**Exercise prompt**
Only the lines from the one with "Rebuild this chart" through the one with "var markerDates = [new", inclusive, should be echoed exactly; pictures are left out.

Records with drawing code
start
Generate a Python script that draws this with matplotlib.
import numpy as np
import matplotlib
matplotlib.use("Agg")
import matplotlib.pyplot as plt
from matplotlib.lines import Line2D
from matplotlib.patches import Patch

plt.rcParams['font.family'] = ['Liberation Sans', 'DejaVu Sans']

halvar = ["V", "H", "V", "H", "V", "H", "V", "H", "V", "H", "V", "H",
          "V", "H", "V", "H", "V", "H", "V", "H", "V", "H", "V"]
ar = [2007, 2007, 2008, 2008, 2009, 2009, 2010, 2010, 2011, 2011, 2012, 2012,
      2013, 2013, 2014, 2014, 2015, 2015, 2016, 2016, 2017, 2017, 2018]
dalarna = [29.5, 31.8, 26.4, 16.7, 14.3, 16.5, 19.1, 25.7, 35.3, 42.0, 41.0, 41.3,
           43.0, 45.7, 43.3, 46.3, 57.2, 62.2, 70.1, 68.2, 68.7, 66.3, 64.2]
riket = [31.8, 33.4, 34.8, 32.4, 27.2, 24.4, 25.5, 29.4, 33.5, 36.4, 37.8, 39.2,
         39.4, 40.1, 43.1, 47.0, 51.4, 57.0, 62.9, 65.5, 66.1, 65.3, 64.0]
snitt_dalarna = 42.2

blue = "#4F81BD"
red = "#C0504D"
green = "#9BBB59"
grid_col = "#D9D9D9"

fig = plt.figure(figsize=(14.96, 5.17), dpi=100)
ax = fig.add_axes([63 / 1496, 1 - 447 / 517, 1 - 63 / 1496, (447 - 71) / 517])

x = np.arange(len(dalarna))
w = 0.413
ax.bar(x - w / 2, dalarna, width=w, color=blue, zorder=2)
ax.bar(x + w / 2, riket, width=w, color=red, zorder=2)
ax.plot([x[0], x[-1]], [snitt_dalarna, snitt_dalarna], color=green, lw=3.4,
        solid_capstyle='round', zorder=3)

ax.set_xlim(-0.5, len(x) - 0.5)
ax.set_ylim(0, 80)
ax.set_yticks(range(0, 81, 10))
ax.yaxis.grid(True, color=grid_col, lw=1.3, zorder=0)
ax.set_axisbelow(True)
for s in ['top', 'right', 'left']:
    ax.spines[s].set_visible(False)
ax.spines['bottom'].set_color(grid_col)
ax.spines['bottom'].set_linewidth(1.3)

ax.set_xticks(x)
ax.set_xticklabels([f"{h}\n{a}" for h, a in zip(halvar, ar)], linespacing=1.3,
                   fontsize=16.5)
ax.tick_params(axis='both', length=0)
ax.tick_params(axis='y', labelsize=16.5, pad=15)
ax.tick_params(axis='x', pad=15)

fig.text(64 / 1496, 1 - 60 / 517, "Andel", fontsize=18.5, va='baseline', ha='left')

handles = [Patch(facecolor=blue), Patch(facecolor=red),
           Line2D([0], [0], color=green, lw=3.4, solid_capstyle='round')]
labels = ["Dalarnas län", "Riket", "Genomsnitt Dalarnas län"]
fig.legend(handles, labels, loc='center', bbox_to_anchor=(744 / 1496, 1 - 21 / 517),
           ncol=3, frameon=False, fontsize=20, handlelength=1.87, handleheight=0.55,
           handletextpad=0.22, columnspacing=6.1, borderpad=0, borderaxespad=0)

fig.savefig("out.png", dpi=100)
end
start
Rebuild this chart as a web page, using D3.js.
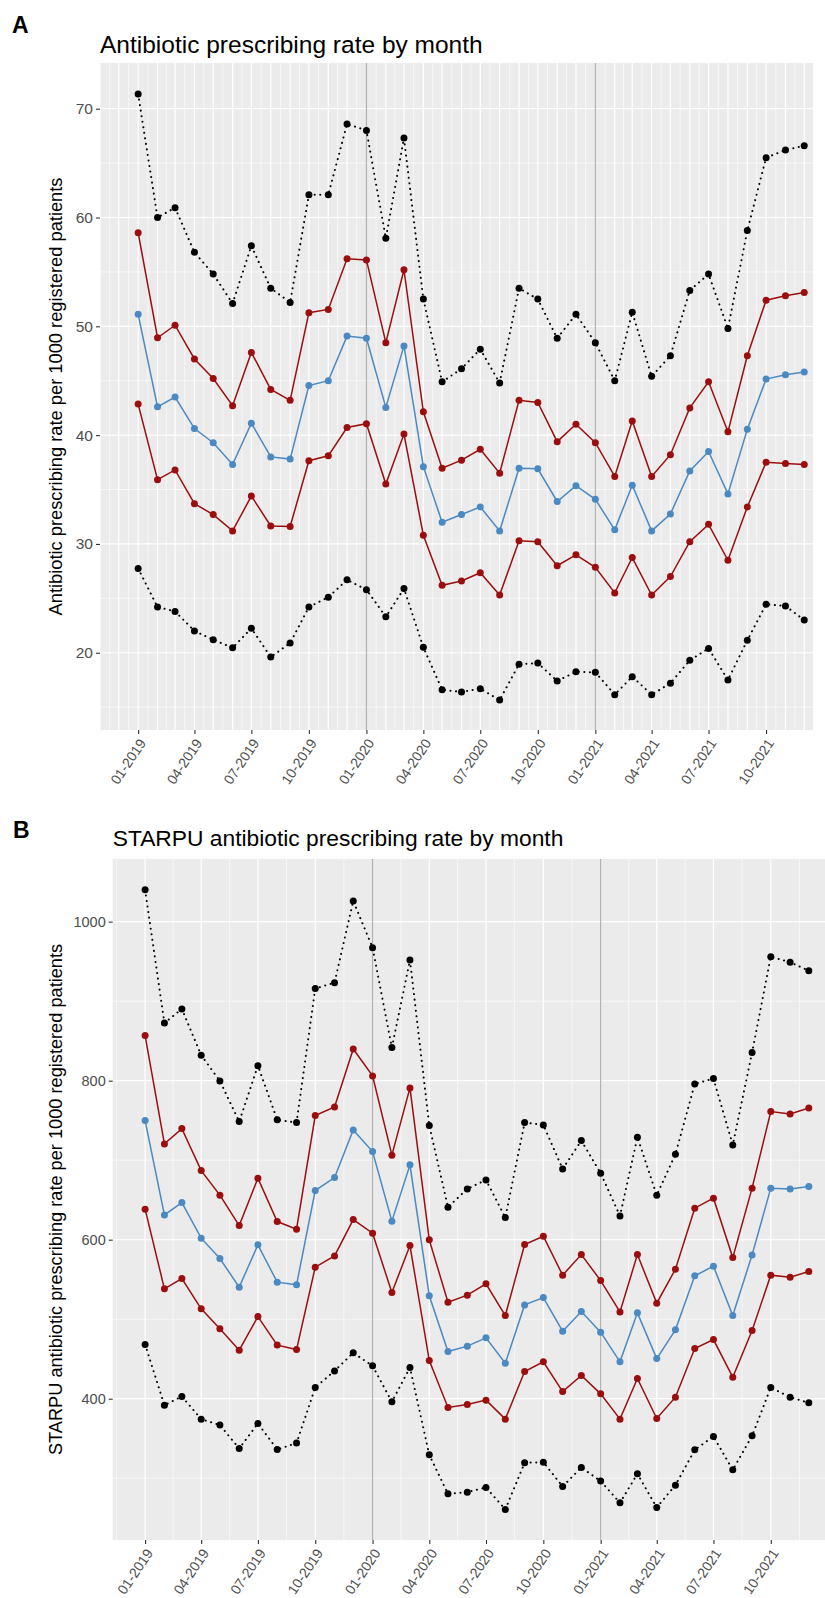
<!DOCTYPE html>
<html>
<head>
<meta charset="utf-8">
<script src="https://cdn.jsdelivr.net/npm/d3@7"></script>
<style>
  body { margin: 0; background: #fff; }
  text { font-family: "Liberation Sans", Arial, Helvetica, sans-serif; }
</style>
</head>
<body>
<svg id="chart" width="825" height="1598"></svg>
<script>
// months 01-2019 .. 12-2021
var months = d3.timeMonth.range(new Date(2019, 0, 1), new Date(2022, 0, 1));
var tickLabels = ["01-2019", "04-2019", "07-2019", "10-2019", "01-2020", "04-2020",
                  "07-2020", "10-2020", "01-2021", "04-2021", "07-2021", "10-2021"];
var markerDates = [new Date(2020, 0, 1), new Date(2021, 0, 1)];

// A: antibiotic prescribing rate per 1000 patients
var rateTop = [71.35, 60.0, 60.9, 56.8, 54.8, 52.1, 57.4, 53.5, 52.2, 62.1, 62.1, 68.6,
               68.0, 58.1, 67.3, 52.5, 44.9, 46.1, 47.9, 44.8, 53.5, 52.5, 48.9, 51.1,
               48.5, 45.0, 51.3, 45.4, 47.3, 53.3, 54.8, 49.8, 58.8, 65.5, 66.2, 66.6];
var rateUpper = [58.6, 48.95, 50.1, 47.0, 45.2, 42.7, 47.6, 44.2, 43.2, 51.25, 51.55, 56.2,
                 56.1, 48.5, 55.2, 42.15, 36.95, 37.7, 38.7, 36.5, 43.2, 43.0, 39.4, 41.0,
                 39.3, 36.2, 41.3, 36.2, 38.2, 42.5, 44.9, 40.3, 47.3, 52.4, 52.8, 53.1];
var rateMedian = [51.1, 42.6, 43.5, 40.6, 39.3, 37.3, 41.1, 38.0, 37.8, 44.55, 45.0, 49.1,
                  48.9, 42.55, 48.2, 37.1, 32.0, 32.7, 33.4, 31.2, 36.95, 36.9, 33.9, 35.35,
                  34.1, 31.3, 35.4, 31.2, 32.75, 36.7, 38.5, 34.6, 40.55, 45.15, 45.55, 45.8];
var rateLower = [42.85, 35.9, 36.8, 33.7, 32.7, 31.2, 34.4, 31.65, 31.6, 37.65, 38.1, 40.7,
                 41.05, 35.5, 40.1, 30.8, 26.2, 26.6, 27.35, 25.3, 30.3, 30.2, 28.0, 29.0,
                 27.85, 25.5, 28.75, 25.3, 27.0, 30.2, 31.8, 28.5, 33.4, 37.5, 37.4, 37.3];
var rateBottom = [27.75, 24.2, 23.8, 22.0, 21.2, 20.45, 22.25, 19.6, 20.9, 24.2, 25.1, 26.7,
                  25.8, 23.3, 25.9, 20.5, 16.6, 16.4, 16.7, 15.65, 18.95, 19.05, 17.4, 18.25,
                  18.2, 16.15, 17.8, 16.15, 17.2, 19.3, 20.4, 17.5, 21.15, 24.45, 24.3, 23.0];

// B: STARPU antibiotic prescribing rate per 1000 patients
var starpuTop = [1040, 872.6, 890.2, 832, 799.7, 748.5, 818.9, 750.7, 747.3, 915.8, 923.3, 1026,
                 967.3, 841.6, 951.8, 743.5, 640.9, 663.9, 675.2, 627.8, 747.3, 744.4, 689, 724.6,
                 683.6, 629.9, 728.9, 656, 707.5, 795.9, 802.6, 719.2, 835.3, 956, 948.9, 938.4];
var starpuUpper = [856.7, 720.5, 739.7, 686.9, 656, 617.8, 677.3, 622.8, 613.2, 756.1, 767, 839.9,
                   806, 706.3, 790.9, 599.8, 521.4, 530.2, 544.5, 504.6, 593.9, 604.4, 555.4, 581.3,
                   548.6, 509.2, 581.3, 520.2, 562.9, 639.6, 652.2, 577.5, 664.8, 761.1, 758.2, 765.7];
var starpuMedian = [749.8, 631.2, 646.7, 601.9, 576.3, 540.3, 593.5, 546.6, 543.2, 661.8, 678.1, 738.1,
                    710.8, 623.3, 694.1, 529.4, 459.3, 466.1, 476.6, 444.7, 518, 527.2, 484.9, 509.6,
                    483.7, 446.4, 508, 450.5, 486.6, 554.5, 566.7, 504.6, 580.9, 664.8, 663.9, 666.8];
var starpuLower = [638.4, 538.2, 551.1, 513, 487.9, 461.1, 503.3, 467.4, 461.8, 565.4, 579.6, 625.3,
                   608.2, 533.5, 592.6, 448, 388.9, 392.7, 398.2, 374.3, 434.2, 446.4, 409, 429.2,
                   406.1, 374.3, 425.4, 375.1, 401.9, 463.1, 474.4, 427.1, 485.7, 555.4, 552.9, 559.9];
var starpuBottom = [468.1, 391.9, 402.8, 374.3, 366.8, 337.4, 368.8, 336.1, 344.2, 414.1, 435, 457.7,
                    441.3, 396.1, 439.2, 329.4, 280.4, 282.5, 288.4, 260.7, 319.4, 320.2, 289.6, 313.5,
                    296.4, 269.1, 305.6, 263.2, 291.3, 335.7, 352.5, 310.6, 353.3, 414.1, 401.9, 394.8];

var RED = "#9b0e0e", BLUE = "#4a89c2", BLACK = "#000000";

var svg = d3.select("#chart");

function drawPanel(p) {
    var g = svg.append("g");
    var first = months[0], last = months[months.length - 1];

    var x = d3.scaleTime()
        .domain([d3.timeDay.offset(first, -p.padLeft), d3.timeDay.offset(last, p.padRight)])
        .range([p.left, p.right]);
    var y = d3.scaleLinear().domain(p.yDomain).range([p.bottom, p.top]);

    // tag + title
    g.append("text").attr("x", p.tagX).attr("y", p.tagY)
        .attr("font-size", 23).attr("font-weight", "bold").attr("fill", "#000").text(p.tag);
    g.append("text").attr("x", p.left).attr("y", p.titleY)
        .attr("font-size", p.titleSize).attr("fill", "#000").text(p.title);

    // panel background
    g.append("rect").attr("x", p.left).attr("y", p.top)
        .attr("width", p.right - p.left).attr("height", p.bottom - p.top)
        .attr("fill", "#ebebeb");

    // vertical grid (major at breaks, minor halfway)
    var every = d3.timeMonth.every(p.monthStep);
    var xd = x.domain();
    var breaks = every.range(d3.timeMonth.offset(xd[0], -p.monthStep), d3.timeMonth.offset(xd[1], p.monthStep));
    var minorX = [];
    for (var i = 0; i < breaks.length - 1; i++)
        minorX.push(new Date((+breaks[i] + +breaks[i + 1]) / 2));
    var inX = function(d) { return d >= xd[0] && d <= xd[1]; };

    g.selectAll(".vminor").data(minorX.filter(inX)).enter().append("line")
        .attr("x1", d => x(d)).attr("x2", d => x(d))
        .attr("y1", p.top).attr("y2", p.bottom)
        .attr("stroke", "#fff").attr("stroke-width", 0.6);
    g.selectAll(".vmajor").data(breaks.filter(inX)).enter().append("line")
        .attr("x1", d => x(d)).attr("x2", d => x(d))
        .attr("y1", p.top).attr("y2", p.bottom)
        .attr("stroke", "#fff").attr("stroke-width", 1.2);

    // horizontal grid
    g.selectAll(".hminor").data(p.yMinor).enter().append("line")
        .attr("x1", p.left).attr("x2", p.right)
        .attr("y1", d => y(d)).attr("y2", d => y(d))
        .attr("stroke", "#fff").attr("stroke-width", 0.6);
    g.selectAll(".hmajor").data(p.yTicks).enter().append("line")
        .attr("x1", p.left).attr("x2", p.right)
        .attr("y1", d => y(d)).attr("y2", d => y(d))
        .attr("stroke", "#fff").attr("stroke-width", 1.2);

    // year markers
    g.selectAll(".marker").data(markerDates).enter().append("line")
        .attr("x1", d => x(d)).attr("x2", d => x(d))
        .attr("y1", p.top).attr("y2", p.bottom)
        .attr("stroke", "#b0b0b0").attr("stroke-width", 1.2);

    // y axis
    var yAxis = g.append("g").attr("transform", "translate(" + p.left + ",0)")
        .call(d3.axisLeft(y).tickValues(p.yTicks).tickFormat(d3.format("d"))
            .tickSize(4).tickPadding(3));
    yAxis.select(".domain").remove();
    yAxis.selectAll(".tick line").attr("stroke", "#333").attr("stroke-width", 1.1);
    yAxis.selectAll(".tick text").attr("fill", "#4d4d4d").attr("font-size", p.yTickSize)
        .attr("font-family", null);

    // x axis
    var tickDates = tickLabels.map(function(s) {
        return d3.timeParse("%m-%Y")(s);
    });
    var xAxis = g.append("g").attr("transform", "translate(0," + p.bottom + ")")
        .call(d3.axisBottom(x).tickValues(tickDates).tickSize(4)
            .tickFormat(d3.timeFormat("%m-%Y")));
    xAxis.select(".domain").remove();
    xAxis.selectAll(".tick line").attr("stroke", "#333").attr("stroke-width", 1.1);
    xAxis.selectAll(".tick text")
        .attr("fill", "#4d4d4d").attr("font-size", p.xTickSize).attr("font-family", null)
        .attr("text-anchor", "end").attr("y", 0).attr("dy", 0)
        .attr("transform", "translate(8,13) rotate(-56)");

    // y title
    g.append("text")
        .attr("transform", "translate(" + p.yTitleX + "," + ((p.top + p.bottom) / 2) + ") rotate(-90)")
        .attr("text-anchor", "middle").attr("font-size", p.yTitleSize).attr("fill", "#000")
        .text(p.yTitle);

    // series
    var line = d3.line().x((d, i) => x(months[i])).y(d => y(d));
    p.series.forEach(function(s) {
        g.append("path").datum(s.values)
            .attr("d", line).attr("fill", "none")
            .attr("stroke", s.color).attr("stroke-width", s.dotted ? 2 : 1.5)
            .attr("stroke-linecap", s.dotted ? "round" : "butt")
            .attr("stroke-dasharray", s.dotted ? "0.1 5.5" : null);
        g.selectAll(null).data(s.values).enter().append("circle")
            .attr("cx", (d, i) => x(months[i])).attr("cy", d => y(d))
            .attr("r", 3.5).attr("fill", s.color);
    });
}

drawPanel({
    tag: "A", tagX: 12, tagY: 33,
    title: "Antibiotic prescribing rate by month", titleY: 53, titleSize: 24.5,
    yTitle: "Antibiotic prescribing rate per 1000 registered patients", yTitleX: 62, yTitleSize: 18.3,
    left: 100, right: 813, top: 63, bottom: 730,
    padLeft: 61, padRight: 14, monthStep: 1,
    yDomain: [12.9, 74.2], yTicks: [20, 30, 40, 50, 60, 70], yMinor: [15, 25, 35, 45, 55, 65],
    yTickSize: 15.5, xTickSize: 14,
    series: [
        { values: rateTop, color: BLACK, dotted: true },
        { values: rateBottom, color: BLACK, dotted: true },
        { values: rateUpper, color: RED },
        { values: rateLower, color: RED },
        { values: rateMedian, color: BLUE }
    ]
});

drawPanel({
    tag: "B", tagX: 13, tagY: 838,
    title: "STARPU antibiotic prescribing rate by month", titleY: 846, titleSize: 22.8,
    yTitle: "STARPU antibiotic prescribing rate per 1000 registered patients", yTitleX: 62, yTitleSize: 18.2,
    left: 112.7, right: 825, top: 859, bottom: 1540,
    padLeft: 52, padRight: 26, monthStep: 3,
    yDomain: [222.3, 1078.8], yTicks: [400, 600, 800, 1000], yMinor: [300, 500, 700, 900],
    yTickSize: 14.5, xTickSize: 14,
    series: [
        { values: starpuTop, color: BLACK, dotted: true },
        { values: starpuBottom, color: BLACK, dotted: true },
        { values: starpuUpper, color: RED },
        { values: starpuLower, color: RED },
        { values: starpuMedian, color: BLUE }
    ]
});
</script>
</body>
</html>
end
**Response**
Rebuild this chart as a web page, using D3.js.
<!DOCTYPE html>
<html>
<head>
<meta charset="utf-8">
<script src="https://cdn.jsdelivr.net/npm/d3@7"></script>
<style>
  body { margin: 0; background: #fff; }
  text { font-family: "Liberation Sans", Arial, Helvetica, sans-serif; }
</style>
</head>
<body>
<svg id="chart" width="825" height="1598"></svg>
<script>
// months 01-2019 .. 12-2021
var months = d3.timeMonth.range(new Date(2019, 0, 1), new Date(2022, 0, 1));
var tickLabels = ["01-2019", "04-2019", "07-2019", "10-2019", "01-2020", "04-2020",
                  "07-2020", "10-2020", "01-2021", "04-2021", "07-2021", "10-2021"];
var markerDates = [new Date(2020, 0, 1), new Date(2021, 0, 1)];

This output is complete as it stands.